American fighter planes shot down a German Junker 88 on May 5, 1945 which was carrying Hitler's last mail delivery together with gold and platinum ingots. It fell on a glacier in the Alps and is said to be lying under the clear waters of Lake Atter in the Salzburg region. It has not been seen since that day.

Another six and a half tons of gold, recovered from Foreign Minister Joachim von Ribbentrop's castle 'Schloss Fuschl' near Salzburg and turned over to the US Army on June 15, 1945, also disappeared and no records of it being received at the Frankfurt US Foreign Exchange Depository can be found. In 1945 it was worth over seven million dollars. Much of the gold recovered by the Americans was re-smelted and in the process all hallmarks, Nazi symbols and identification numbers were erased.

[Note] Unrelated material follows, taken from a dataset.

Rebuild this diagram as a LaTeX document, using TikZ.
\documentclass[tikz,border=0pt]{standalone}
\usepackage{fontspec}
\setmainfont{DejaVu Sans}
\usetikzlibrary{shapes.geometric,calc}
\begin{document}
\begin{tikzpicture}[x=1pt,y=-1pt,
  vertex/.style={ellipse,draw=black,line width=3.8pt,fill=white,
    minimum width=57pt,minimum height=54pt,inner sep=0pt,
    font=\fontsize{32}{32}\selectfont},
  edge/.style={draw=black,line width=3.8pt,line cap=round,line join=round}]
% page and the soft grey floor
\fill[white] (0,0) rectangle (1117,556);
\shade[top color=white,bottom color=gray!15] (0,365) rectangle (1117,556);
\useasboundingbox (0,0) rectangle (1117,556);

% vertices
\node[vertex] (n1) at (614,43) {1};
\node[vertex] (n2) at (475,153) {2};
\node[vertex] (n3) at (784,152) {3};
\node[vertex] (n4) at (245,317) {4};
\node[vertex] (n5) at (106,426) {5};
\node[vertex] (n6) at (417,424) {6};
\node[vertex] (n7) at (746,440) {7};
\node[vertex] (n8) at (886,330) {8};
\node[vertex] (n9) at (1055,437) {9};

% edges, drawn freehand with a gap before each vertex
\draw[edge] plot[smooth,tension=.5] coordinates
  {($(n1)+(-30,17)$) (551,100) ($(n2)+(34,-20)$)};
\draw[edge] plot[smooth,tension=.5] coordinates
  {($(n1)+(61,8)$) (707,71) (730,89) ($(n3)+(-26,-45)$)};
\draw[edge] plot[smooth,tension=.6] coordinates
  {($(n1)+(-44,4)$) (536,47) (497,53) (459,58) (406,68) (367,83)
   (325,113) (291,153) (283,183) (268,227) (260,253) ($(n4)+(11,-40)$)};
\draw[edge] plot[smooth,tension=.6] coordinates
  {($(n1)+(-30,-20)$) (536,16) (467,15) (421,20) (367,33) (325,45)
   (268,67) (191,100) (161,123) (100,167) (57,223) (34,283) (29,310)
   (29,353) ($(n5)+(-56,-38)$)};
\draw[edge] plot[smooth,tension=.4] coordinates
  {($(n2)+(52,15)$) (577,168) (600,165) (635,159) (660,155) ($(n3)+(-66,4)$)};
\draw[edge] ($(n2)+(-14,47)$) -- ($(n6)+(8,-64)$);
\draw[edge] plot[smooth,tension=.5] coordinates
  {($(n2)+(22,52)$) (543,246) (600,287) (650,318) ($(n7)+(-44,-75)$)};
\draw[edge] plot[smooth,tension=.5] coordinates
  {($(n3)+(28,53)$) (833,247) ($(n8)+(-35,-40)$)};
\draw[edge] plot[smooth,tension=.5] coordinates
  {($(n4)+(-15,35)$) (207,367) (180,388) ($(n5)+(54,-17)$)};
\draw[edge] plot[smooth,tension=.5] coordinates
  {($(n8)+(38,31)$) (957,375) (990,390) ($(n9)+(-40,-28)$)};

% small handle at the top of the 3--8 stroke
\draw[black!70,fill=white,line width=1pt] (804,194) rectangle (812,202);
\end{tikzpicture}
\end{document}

High in the mountains in the area known as Ausseerland billions of dollars worth of World War II German treasure is known to have been hidden, a great deal of it said to be sunken in the icy waters of mountain lakes. In 1946, American intelligence agents found a page torn from a Nazi financial ledger listing a single cache hidden somewhere in Austria: $166,000,000 in Swiss francs, $299,000,000 in American dollars, $31,000,000,000 in gold, $3,000,000 in diamonds, $93,000,000 in stamp collections and objects of art and $5,500,000,000 in narcotics...a total value of a fantastic $37,000,000,000. So far as is known, this tremendous treasure hoard has never been found.

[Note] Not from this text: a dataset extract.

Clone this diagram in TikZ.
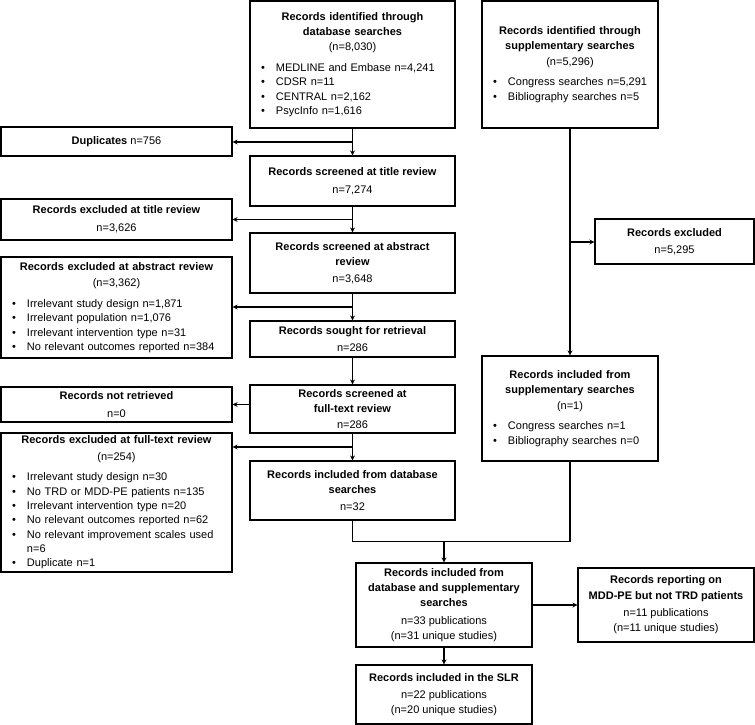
\documentclass[tikz,border=0pt]{standalone}
\usepackage{fontspec}
\setmainfont{Liberation Sans}
\usetikzlibrary{arrows.meta,calc}
\newcommand{\bitem}[1]{\par\hangindent=17pt\hangafter=1\noindent\makebox[17pt][l]{\hspace{2pt}\textbullet}#1}
\newcommand{\blist}{\par\vspace{6.5pt}\raggedright\fontsize{11}{14.3}\selectfont}
\begin{document}
\begin{tikzpicture}[x=1pt,y=-1pt,
  box/.style={draw, line width=1.1pt, inner sep=0pt, font=\fontsize{11}{15.3}\selectfont},
  plainbox/.style={box, align=center},
  conn/.style={line width=1.1pt},
  arr/.style={conn, -{Stealth[length=5pt,width=5pt]}}]
\useasboundingbox (0,0) rectangle (755,725);
% main flow
\node[box, minimum width=205pt, minimum height=127pt, text width=187pt] (db) at (352.5,64.5)
  {{\centering\textbf{Records identified through\\database searches}\\(n=8,030)\par}\blist
   \bitem{MEDLINE and Embase n=4,241}\bitem{CDSR n=11}\bitem{CENTRAL n=2,162}\bitem{PsycInfo n=1,616}\par};
\node[box, minimum width=176pt, minimum height=127pt, text width=158pt] (supp) at (570,64.5)
  {{\centering\textbf{Records identified through\\supplementary searches}\\(n=5,296)\par}\blist
   \bitem{Congress searches n=5,291}\bitem{Bibliography searches n=5}\par};
\node[plainbox, minimum width=231pt, minimum height=29pt] (dup) at (116.5,141.5)
  {\textbf{Duplicates} n=756};
\node[plainbox, minimum width=205pt, minimum height=50pt] (title) at (352.5,181)
  {\textbf{Records screened at title review}\\[3pt]n=7,274};
\node[plainbox, minimum width=231pt, minimum height=41pt] (extitle) at (116.5,219.5)
  {\textbf{Records excluded at title review}\\[3pt]n=3,626};
\node[plainbox, minimum width=205pt, minimum height=60pt] (abs) at (352.5,263)
  {\textbf{Records screened at abstract}\\\textbf{review}\\[1pt]n=3,648};
\node[box, minimum width=231pt, minimum height=101pt, text width=213pt] (exabs) at (116.5,307.5)
  {{\centering\textbf{Records excluded at abstract review}\\[1pt](n=3,362)\par}\blist
   \bitem{Irrelevant study design n=1,871}\bitem{Irrelevant population n=1,076}\bitem{Irrelevant intervention type n=31}\bitem{No relevant outcomes reported n=384}\par};
\node[plainbox, minimum width=205pt, minimum height=36pt] (sought) at (352.5,339)
  {\textbf{Records sought for retrieval}\\[1pt]n=286};
\node[plainbox, minimum width=205pt, minimum height=48pt] (full) at (352.5,409)
  {\textbf{Records screened at}\\\textbf{full-text review}\\[1pt]n=286};
\node[plainbox, minimum width=231pt, minimum height=35pt] (notret) at (116.5,404.5)
  {\textbf{Records not retrieved}\\[2pt]n=0};
\node[box, minimum width=231pt, minimum height=139pt, text width=213pt] (exfull) at (116.5,502.5)
  {{\centering\textbf{Records excluded at full-text review}\\[1pt](n=254)\par}\blist
   \bitem{Irrelevant study design n=30}\bitem{No TRD or MDD-PE patients n=135}\bitem{Irrelevant intervention type n=20}\bitem{No relevant outcomes reported n=62}\bitem{No relevant improvement scales used\newline n=6}\bitem{Duplicate n=1}\par};
\node[plainbox, minimum width=205pt, minimum height=59pt] (incdb) at (352.5,490.5)
  {\textbf{Records included from database}\\\textbf{searches}\\[1pt]n=32};
% right column
\node[plainbox, minimum width=159pt, minimum height=45pt] (excl) at (674.5,241.5)
  {\textbf{Records excluded}\\[2pt]n=5,295};
\node[box, minimum width=176pt, minimum height=105pt, text width=158pt] (incsupp) at (570,408.5)
  {{\centering\textbf{Records included from\\supplementary searches}\\(n=1)\par}\blist
   \bitem{Congress searches n=1}\bitem{Bibliography searches n=0}\par};
% bottom
\node[plainbox, minimum width=176pt, minimum height=84pt] (comb) at (444,605)
  {\textbf{Records included from}\\\textbf{database and supplementary}\\\textbf{searches}\\[2pt]n=33 publications\\(n=31 unique studies)};
\node[plainbox, minimum width=176pt, minimum height=74pt] (mdd) at (666,605)
  {\textbf{Records reporting on}\\\textbf{MDD-PE but not TRD patients}\\[2pt]n=11 publications\\(n=11 unique studies)};
\node[plainbox, minimum width=176pt, minimum height=59pt] (slr) at (444,694.5)
  {\textbf{Records included in the SLR}\\[2pt]n=22 publications\\(n=20 unique studies)};
% connectors
\coordinate (m1) at ($(db.south)!0.5!(title.north)$);
\coordinate (m2) at ($(title.south)!0.5!(abs.north)$);
\coordinate (m3) at ($(abs.south)!0.5!(sought.north)$);
\coordinate (m5) at ($(full.south)!0.5!(incdb.north)$);
\coordinate (ms) at ($(supp.south)!0.5!(incsupp.north)$);
\coordinate (mj) at ($(incdb.south)!0.5!(comb.north)$);
\draw[arr] (db) -- (title);
\draw[arr] (m1) -- (m1 -| dup.east);
\draw[arr] (title) -- (abs);
\draw[arr] (m2) -- (m2 -| extitle.east);
\draw[arr] (abs) -- (sought);
\draw[arr] (m3) -- (m3 -| exabs.east);
\draw[arr] (sought) -- (full);
\draw[arr] (full.west |- notret.east) -- (notret.east);
\draw[arr] (full) -- (incdb);
\draw[arr] (m5) -- (m5 -| exfull.east);
\draw[arr] (supp) -- (incsupp);
\draw[arr] (ms) -- (ms -| excl.west);
\draw[conn] (incdb.south) -- (incdb.south |- mj) -- (incsupp.south |- mj) -- (incsupp.south);
\draw[arr] (comb.north |- mj) -- (comb.north);
\draw[arr] (comb) -- (mdd);
\draw[arr] (comb) -- (slr);
\end{tikzpicture}
\end{document}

The Töplitzsee, near the Devil's Trashcan in the Styrian Alps, has always been the subject of legends and rumours After the collapse of the Third Reich this speculation only increased. According to eyewitness reports of dozens of local people, a number of crates were hidden in the Töplitzsee during the last days of the Second World War. Since then there has been repeated speculation that those crates contained the last gold reserves of the Third Reich, billions in gold, gems and other valuables in addition to secret records of the Nazi party - all encased in waterproof caches. Treasure hunting in the Töplitzsee is very popular due to its unusual depth. but over the years some treasure hunters have paid with their lives while trying their luck in this lake, where diving is actually prohibited.

Getting to the bottom of Lake Töplitz is a journey - it is not large, just a mile long - but what is daunting is the depth. After 30 feet, the sun goes dark. Below 100 feet, the water is nearly freezing. At 348 feet, the bottom comes into view. There are no plants and no fish because there is no oxygen in the water. Trees have fallen from the mountain and are stacked 60 feet high in some places - underwater forests. And when it is not the trees, it is the weather. The picture-postcard lake often develops a foul mood and there are hailstorms and lightning.  In 1945, Töplitz was practically as remote as the moon. The Nazis knew that searching a place so cold, so dark, and so deep wouldn't be possible with the technology of the time.

In July of 1959, German technicians working with ultrasonic depth finders and underwater television cameras pinpointed 16 cases in Lake Töplitz in Austria at a depth of between 38 and 44 fathoms. Several of these were brought up and found to contain perfect forgeries of British sterling notes to the value of 8,500,000 pounds. From the Nazi masters of counterfeiting, it was the major trump card for "Operation Bernhard" calculated to upset the Allied economy. According to the most recent research, the Töplitzsee was the location of secret Nazi underwater experiments with explosives and rockets. Counterfeit stamps, explosives, weapons and other relics of that war have also been found. But gold itself has always remained an elusive prize. Even the existence of the gold has never been definitely confirmed, nevertheless the legend continues.

The story of "The Treasure of Stechovice" that was hidden by the Nazis at several locations in the valley of the Vltava River in Central Bohemia has excited treasure hunters since the end of the Second World War.

Some believe the Nazis buried priceless war booty in specially-created tunnels near the village of Hradistko near Stechovice. It is believed to include gold, diamonds, jewelry and pieces of art, as well as secret files and scientific documents. Some even believe the Nazis hid the famous "Amber Room" looted from Russia in 1941 in the tunnels.